June 8th, 2005 at 7:30 am
ErikC, directed at Michael, asked:
I’ll hijack this :-P. All the non-interactive-story-tellers I know prototype their drama. Most storytelling teachers teach the use of prototyping tools for storytelling, such as exposés, treatments, story layouts and story event networks using index cards and pieces of string, and various other graphing formats. My beloved Dramatica can be regarded as a rapid prototyping tool for stories.
I think (and I’ve witnessed) that the question of how to express such prototypes in interactive code is currently being attacked from various angles. Michael’s formulation of the goal – a machine that outputs abstract representations of story events, given inputs of various types – works very well for me. I even went as far as choosing a prototype-bases over a class-based system architecture, so all newly-created objects start out as renamed copies of prototypes, and, after modification, can themselves be prototypes.
June 8th, 2005 at 4:26 pm
I really like this idea.
The first objection might be that it makes parsing bugs transparent to the user. But this could (maybe, possibly) be turned into an advantage by allowing the user to correct the parser’s mistake. Maybe this could be a user-friendly method of giving input to some form of a learning parser.
Then you get the game to asynchronously share data it’s learned on translating natural language with other copies of the game (or a central server which processes the data and shares a summary form with clients) …
June 9th, 2005 at 2:51 am
Problem: User A corrects “parser mistake” X one way, User B corrects the same X another way. What does the program do?
Hm – maybe give each client a seperate parser, which they can customize? As long as it’s guaranteed that each client runs in its own thread, each could evolve its own language…
Problem with the above “solution”: networked games installed on public terminals, e.g. at libraries. You’d probably have to have a non-customizable parser set as a default, with a “customize parser” option in the “advanced” settings.

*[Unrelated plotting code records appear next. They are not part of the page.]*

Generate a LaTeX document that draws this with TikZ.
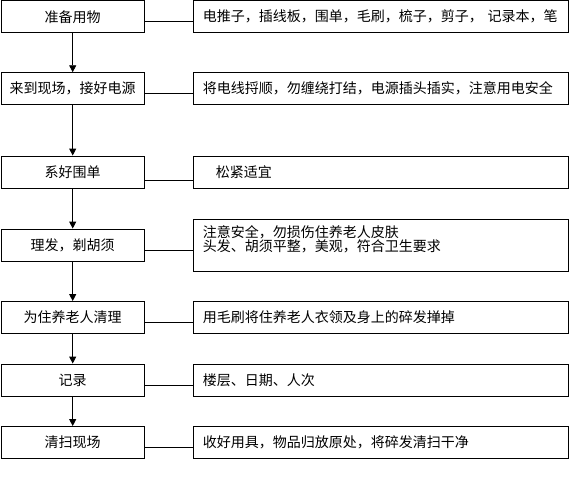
\documentclass[tikz,border=0pt]{standalone}
\usepackage{fontspec}
\setmainfont{Noto Sans CJK SC}
\usetikzlibrary{arrows.meta, positioning}

\tikzset{
  stepbox/.style={draw, line width=0.9pt, minimum width=143.5pt, minimum height=32pt, inner sep=0pt},
  notebox/.style={draw, line width=0.9pt, anchor=west, minimum height=32pt, text width=355pt, inner xsep=10pt, inner ysep=0pt, align=left},
  flow/.style={-{Triangle[width=7pt,length=7pt]}, line width=0.9pt},
  link/.style={line width=0.9pt}
}

\begin{document}
\begin{tikzpicture}[x=1pt, y=-1pt, font=\fontsize{14pt}{13pt}\selectfont]
    \useasboundingbox (0,0) rectangle (577,479);
    \node[stepbox] (l1) at (72.7,16.7) {准备用物};
    \node[stepbox] (l2) at (72.7,88.7) {来到现场，接好电源};
    \node[stepbox] (l3) at (72.7,172) {系好围单};
    \node[stepbox] (l4) at (72.7,245) {理发，剃胡须};
    \node[stepbox] (l5) at (72.7,317.5) {为住养老人清理};
    \node[stepbox] (l6) at (72.7,380) {记录};
    \node[stepbox] (l7) at (72.7,442.5) {清扫现场};

    \node[notebox] (r1) at (192.5,16.7) {电推子，插线板，围单，毛刷，梳子，剪子， 记录本，笔};
    \node[notebox] (r2) at (192.5,88.7) {将电线捋顺，勿缠绕打结，电源插头插实，注意用电安全};
    \node[notebox] (r3) at (192.5,172) {\hspace*{13pt}松紧适宜};
    \node[notebox, minimum height=52pt] (r4) at (192.5,245) {注意安全，勿损伤住养老人皮肤\\头发、胡须平整，美观，符合卫生要求\\\mbox{}};
    \node[notebox] (r5) at (192.5,317.5) {用毛刷将住养老人衣领及身上的碎发掸掉};
    \node[notebox] (r6) at (192.5,380) {楼层、日期、人次};
    \node[notebox] (r7) at (192.5,442.5) {收好用具，物品归放原处，将碎发清扫干净};

    \draw[flow] (l1) -- (l2);
    \draw[flow] (l2) -- (l3);
    \draw[flow] (l3) -- (l4);
    \draw[flow] (l4) -- (l5);
    \draw[flow] (l5) -- (l6);
    \draw[flow] (l6) -- (l7);

    \draw[link] ([yshift=-5pt]l1.east) -- ([yshift=-5pt]r1.west);
    \draw[link] ([yshift=-5pt]l2.east) -- ([yshift=-5pt]r2.west);
    \draw[link] ([yshift=-8pt]l3.east) -- ([yshift=-8pt]r3.west);
    \draw[link] ([yshift=-5pt]l4.east) -- ([yshift=-5pt]r4.west);
    \draw[link] ([yshift=-5pt]l5.east) -- ([yshift=-5pt]r5.west);
    \draw[link] ([yshift=-5pt]l6.east) -- ([yshift=-5pt]r6.west);
    \draw[link] ([yshift=-5pt]l7.east) -- ([yshift=-5pt]r7.west);
\end{tikzpicture}
\end{document}
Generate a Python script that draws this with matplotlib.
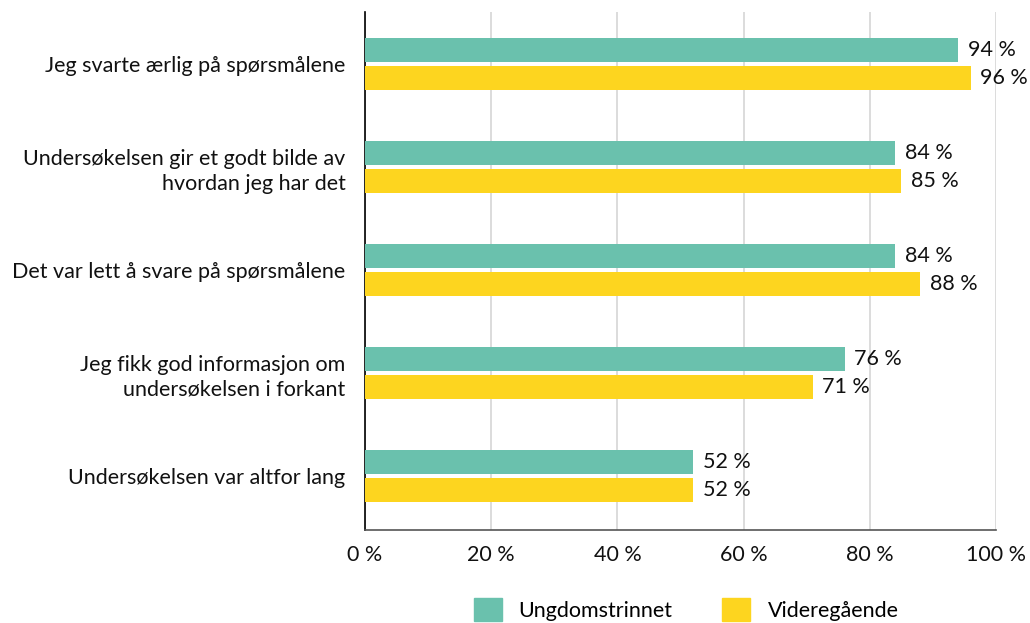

Oh, and have the “advanced” settings, turned off by default, and only turn-on-able using a password.
June 9th, 2005 at 4:56 am
Ok, another go at defining Interactive Story: a story which, in its own unfolding, reflects the player’s behavior, by giving the player an evaluated interpretation (evaluated using the values that the creators have defined for that story) of her behavior. A story which finds closure at the moment the player recognizes herself: “Oh, that‘s what I did!”
June 9th, 2005 at 1:08 pm
Dirk – “To please me, the creators have to explicitly explain the cause/effect relationships for everything that can possibly happen in an interactive story.”
Not everything that can possibly happen. Everything that does happen. You don’t have to work out complex causal chains on the fly that way. Just give the system a start condition, remember all the events and what events caused what events. Then when the player asks why something happened, a character can tell them. Or not, if you want to have deception happening.
I think this approach is one of the most promising. Centering an interactive story system on the concept of each character as an artificial storyteller, that remembers what they’ve seen and done and heard, and telling each other and the player parts of the story.
June 9th, 2005 at 4:55 pm
I think that the ability of remembering and explaining external events is necessary, but not sufficient, Chris. What I’m interested in is how to simulate that a virtual character is emotionally affected by those events, why something makes a character angry, why something makes her cry. The same event makes a different character deliriously happy – why is that? What will happen if I side with one of them? What will happen if I try to change sides for some reason? What are the values that a character holds dear, and why? Will a character change to succeed? Will I have to change to succeed?
I don’t particulary like the perspective, either, but four years of experimental results indicate to me that any such depth has to be handcrafted in if I want it in. There’s neither technique nor technology that will enable a virtual character to make emotionally meaningful decisions or motivate it to take passionate action on its own. It’s all in the authoring.
Implementing artificial self-awareness is, as I’m experiencing it, a gruesomely laborious process. Tools will help, but most of them can only be built when the work process is mapped out much better, and much more is known about the actual results on humans; right now I’m afraid that more sophisticated tools will close off or cloak possible routes of exploration without me even noticing. Practice will definitely help; I expect to be much better at this in a couple years. Technically, everything works like I want it to; I can rig up a system that does quite fancy stuff with abstract prototypes in an amazingly short time now. The hard part really is the content creation – “motivate, motivate, motivate”. If I ever hear a screenwriting teacher use that phrase again, I might tell him that he doesn’t know what he’s talking about until he writes stories with characters in them whose motivation is completely unknown.
June 9th, 2005 at 5:07 pm
great post michael (and great responses)..
having spent time working with will & the spore folks specifically on prototypes, they do in fact prototype nearly everything (as he suggests), even rather complex AI-based scenarios.. this does requires lots of imagination, but perhaps not so much more than imagining a flock of 2d pixels as fully-fleshed 3d characters might.. from a design perspective, its a very powerful way of working — it often becomes clear quick quickly when an idea is not going to fly, before significant resources have been spent on it.. we’ve used this approach on rapunsel as well.. though one thing becomes very apparent: you need the right language &/or framework w’ which to build such prototypes or the process falls apart.. so its great to hear dick mention prototype-based languages, an approach i think has significant potential here.. [as a side note: i’ve been working recently on such a language for web-shareable content (untyped/class-free w’ java/c syntax, compiling to java byte-code) recently and hope to have a version on sourceforge in the next couple of months.. perhaps i can find some alpha testers here ;) ]
June 10th, 2005 at 6:57 pm
Use a statistical or layered learning system of some sort. The system could weigh the user’s own corrections much higher, but use data pooled at the server to fill in the gaps.
(One of those pie-in-the-sky ideas that should maybe work, but I haven’t given any thought to how much computing power it would take to pull it off … maybe a lot.)